Методы помощи взрослым, которые были свидетелями насилия в детстве, идентичны. Главная цель терапии — вернуть человеку чувство безопасности, ослабить влияние негативных воспоминаний и научить его справляться с эмоциями. Еще взрослому с травмой свидетеля полезно посещать группы поддержки: в безопасной среде ему будет легче научиться выстраивать здоровые отношения с другими.
Что делать, если в моменте ребенка невозможно оградить от насилия
В большинстве случаев у человека, который подвергается насилию, нет возможности быстро изменить ситуацию — например, развестись с супругом-«агрессором» и перевезти ребенка в безопасное место, говорит помогающая специалистка Бабичева. Людям извне часто кажется, что они тоже не могут повлиять на происходящее. Все эти взрослые, как правило, тяжело переживают свою беспомощность. Однако ситуация небезвыходная — есть шаги, которые могут минимизировать травму и помочь ребенку вырасти здоровой личностью.
Команда проекта «Как дела, малыш?» рекомендует следующее:
— Признавать проблему. Важно говорить с ребенком о происходящем в семье. Не вдаваться в детали конфликтов и никого не обвинять, а просто объяснять ситуацию и подтверждать, что ребенок понимает все правильно. Например: «Порой люди причиняют друг другу боль. Это происходит и в нашей семье — твой папа иногда так делает. Но это не значит, что делать больно другому человеку — нормально.
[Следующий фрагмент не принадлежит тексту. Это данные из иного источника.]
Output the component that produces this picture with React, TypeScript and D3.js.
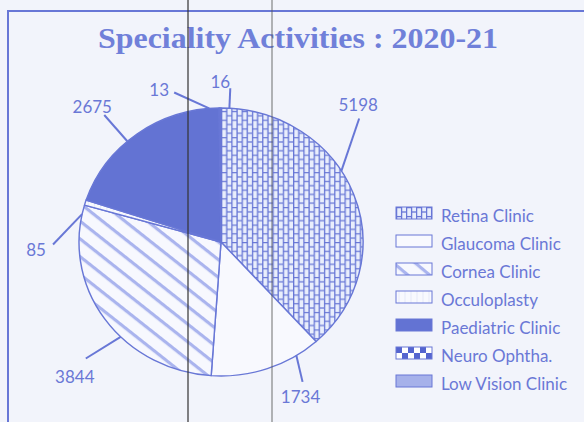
import React from "react";
import * as d3 from "d3";

const categories = [
  "Retina Clinic",
  "Glaucoma Clinic",
  "Cornea Clinic",
  "Occuloplasty",
  "Paediatric Clinic",
  "Neuro Ophtha.",
  "Low Vision Clinic",
];
const values = [5198, 1734, 3844, 85, 2675, 13, 16];
const title = "Speciality Activities : 2020-21";

// label layout (style only): leader start nudge, end nudge (deg), extension, text offset
const startNudge = [-11, -13, -10, -13, -5, -6, 3.6];
const labelNudge = [-22, -10, -7, -18, -5, -16, 3.5];
const labelExt = [47, 26, 40, 26, 35, 22, 20];
const labelDx = [-1, -2, -11, -17, -12, -15, -10];
const labelDy = [-14, 15, 18, 5, -8, -3, -7];

const BLUE = "#6877d6";
const W = 584;
const H = 422;
const cx = 221;
const cy = 242;
const rx = 142;
const ry = 134;
const R = 138;
const TOL = (4 * Math.PI) / 180;

const fills = [
  "url(#pRetina)",
  "#f8f9fe",
  "url(#pCornea)",
  "url(#pOcc)",
  "#6373d3",
  "url(#pNeuro)",
  "#a6b1ea",
];

export default function App() {
  const pie = d3
    .pie<number>()
    .sort(null)
    .value((d) => d)
    .startAngle(0)
    .endAngle(2 * Math.PI);
  const arcs = pie(values);
  const arcGen = d3.arc<d3.PieArcDatum<number>>().innerRadius(0).outerRadius(R);

  return (
    <svg
      width={W}
      height={H}
      style={{ position: "absolute", left: 0, top: 0 }}
      xmlns="http://www.w3.org/2000/svg"
    >
      <defs>
        <pattern id="pRetina" width="10" height="18" patternUnits="userSpaceOnUse">
          <rect width="10" height="18" fill="#e9eefc" />
          <line x1="0.6" y1="0" x2="0.6" y2="18" stroke={BLUE} strokeWidth="1.3" />
          <line x1="5.6" y1="0" x2="5.6" y2="18" stroke={BLUE} strokeWidth="1.3" />
          <line x1="0" y1="0.6" x2="5.6" y2="0.6" stroke={BLUE} strokeWidth="1.3" />
          <line x1="0" y1="9.6" x2="5.6" y2="9.6" stroke={BLUE} strokeWidth="1.3" />
          <line x1="5.6" y1="5" x2="10" y2="5" stroke={BLUE} strokeWidth="1.3" />
          <line x1="5.6" y1="14" x2="10" y2="14" stroke={BLUE} strokeWidth="1.3" />
        </pattern>
        <pattern
          id="pCornea"
          width="14"
          height="14"
          patternUnits="userSpaceOnUse"
          patternTransform="rotate(40)"
        >
          <rect width="14" height="14" fill="#f7f8fe" />
          <rect x="0" y="0" width="14" height="3.2" fill="#aab4ee" />
        </pattern>
        <pattern id="pOcc" width="6" height="6" patternUnits="userSpaceOnUse">
          <rect width="6" height="6" fill="#f8f9fe" />
          <line x1="3" y1="0" x2="3" y2="6" stroke="#e6eaf9" strokeWidth="1" />
        </pattern>
        <pattern id="pNeuro" width="12" height="12" patternUnits="userSpaceOnUse">
          <rect width="12" height="12" fill="#ffffff" />
          <rect x="0" y="0" width="6" height="6" fill="#5565cf" />
          <rect x="6" y="6" width="6" height="6" fill="#5565cf" />
        </pattern>
      </defs>

      <rect width={W} height={H} fill="#f2f4fb" />
      <rect x={8} y={11} width={W + 20} height={H + 20} fill="none" stroke={BLUE} strokeWidth={2} />

      <text
        x={298}
        y={48}
        textAnchor="middle"
        fontFamily="'Liberation Serif', 'Times New Roman', serif"
        fontWeight="bold"
        fontSize={30}
        fill="#7080d9"
        textLength={400}
        lengthAdjust="spacingAndGlyphs"
      >
        {title}
      </text>

      <g transform={`translate(${cx},${cy}) scale(${rx / R},${ry / R})`}>
        {arcs.map((a, i) => (
          <path
            key={categories[i]}
            d={arcGen(a) || ""}
            fill={fills[i]}
            stroke={BLUE}
            strokeWidth={1.4}
            strokeLinejoin="round"
          />
        ))}
      </g>

      <g fontFamily="Lato, 'Open Sans', sans-serif" fontSize={17} fill="#6a78d6">
        {arcs.map((a, i) => {
          const mid = (a.startAngle + a.endAngle) / 2;
          const s = Math.min(
            a.endAngle + TOL,
            Math.max(a.startAngle - TOL, mid + (startNudge[i] * Math.PI) / 180)
          );
          const sx = cx + rx * Math.sin(s);
          const sy = cy - ry * Math.cos(s);
          const la = mid + (labelNudge[i] * Math.PI) / 180;
          const ex = cx + (rx + labelExt[i]) * Math.sin(la);
          const ey = cy - (ry + labelExt[i]) * Math.cos(la);
          return (
            <g key={"l" + i}>
              <line x1={sx} y1={sy} x2={ex} y2={ey} stroke={BLUE} strokeWidth={2} />
              <text
                x={ex + labelDx[i]}
                y={ey + labelDy[i]}
                textAnchor="middle"
                dominantBaseline="central"
              >
                {values[i]}
              </text>
            </g>
          );
        })}
      </g>

      <g fontFamily="Lato, 'Open Sans', sans-serif" fontSize={17} fill="#6a78d6">
        {categories.map((c, i) => (
          <g key={c} transform={`translate(396,${207 + i * 28})`}>
            <rect width={36} height={12} fill={fills[i]} stroke={BLUE} strokeWidth={1} />
            <text x={45} y={15}>
              {c}
            </text>
          </g>
        ))}
      </g>

      <line x1={188} y1={0} x2={188} y2={H} stroke="#333" strokeWidth={1.5} opacity={0.8} />
      <line x1={272} y1={0} x2={272} y2={H} stroke="#555" strokeWidth={1.2} opacity={0.7} />
    </svg>
  );
}
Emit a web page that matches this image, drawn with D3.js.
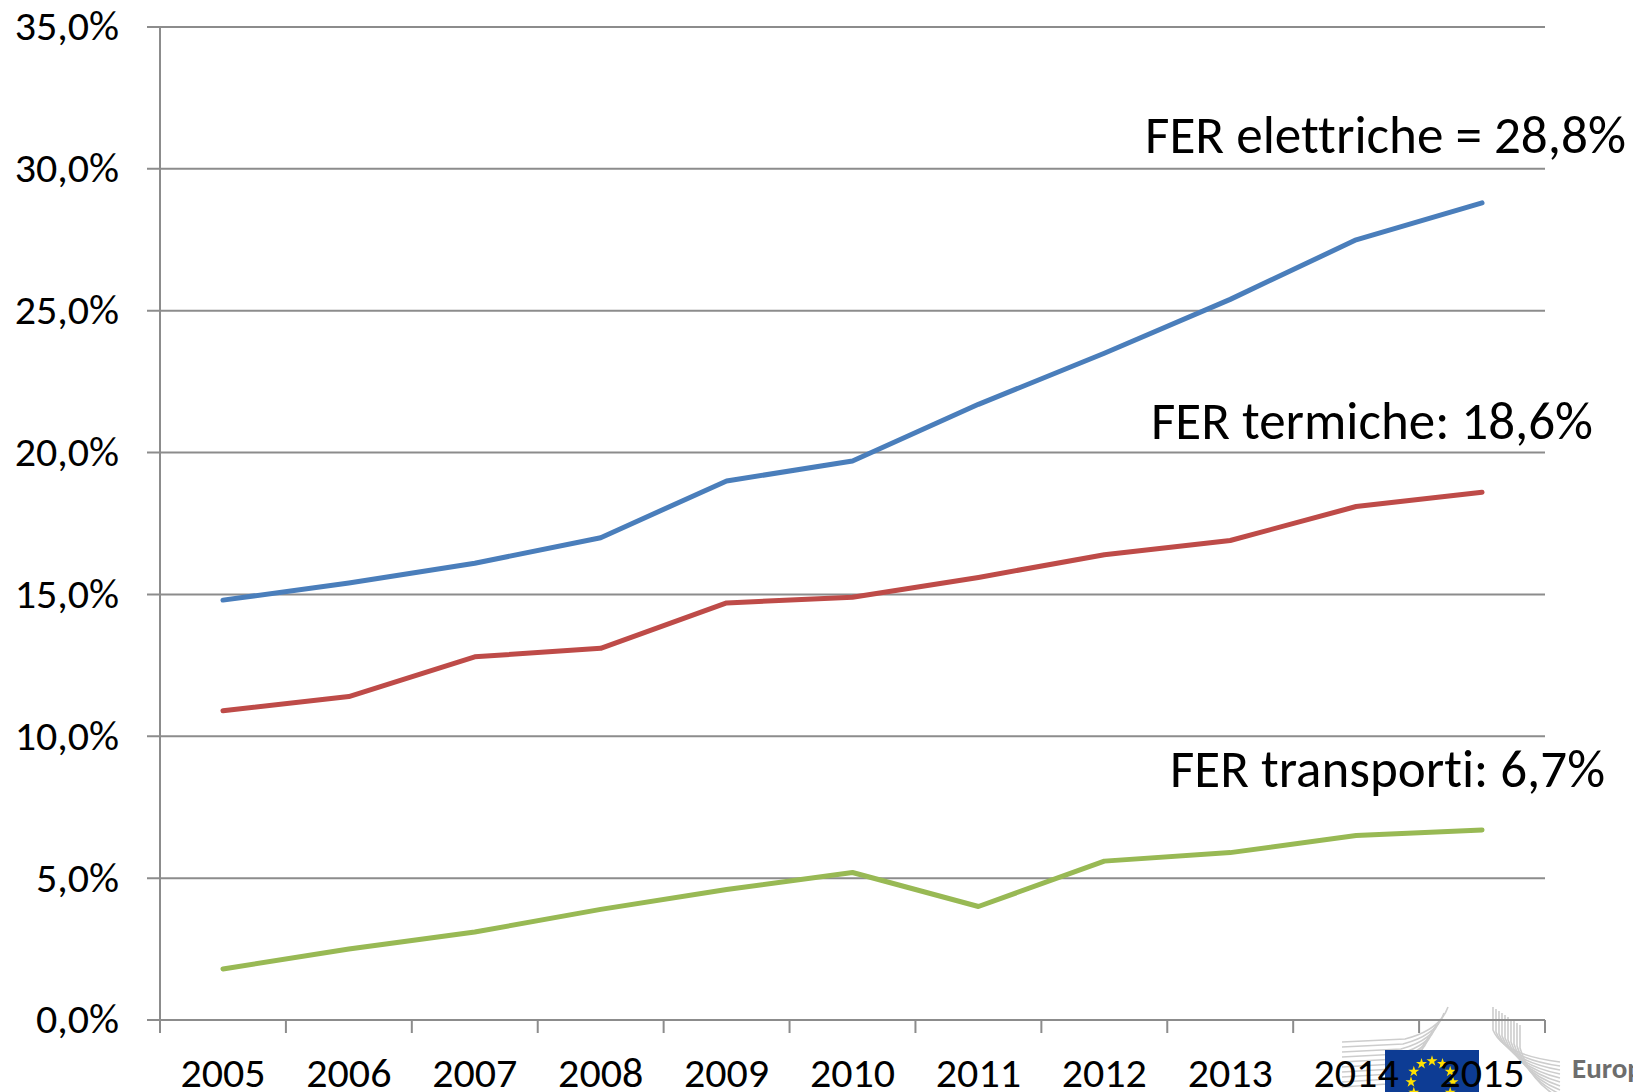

Я знаю, что тебе тяжело, и я прямо сейчас пытаюсь придумать, как изменить эту ситуацию».
— Исключить дополнительные источники стресса. Ребенок и так не чувствует себя в безопасности, поэтому важно не усиливать напряжение. Не стоит ругать его за оценки в школе или требовать грандиозных успехов в спорте.
— Создать безопасное пространство. Можно установить четкий режим дня, придумать небольшие ритуалы и правила для всей семьи — например, после ужина говорить друг другу «спасибо». Такие вещи добавят в жизнь ребенка предсказуемости и позволят немного снизить уровень стресса.
— Выстраивать с ребенком доверительные отношения. Важно, чтобы родитель проводил с ним время и интересовался его жизнью. Поддержка возвращает ребенку чувство безопасности — оно возникает рядом с небезразличным к нему взрослым.
— Развивать эмоциональный интеллект ребенка. Насилие учит не доверять своим эмоциям: сдерживать гнев, страх, отвращение. Взрослый с таким опытом не понимает, что чувствует, и не может принимать решения в соответствии со своими ощущениями.
Чтобы избежать проблем в будущем, стоит обсуждать с ребенком его эмоции и подчеркивать их важность. Например, так: «Я понимаю, что тебе сейчас страшно, и это нормально — искать поддержку, безопасность, утешение».
Еще важно учить ребенка экологично выражать свои чувства. Иногда дети, которые были свидетелями насилия, тоже начинают вести себя агрессивно: ломать игрушки, бить других малышей. Стоит подсказать ребенку, что существуют ненасильственные способы выражать гнев — например, можно обсудить с родителем, что его злит.
— Проговаривать, что насилие — это неправильно. Такие разговоры помогут предотвратить сценарий, где ребенок, который наблюдал насилие, сам вырастает в «агрессора» или «жертву». Эту важную мысль можно сформулировать, к примеру, так: «У нас в семье проблемы решаются силой, но это не значит, что нельзя делать это иначе. На самом деле обо всем можно договориться. Проблемы стоит решать словами, и ты точно можешь этому научиться».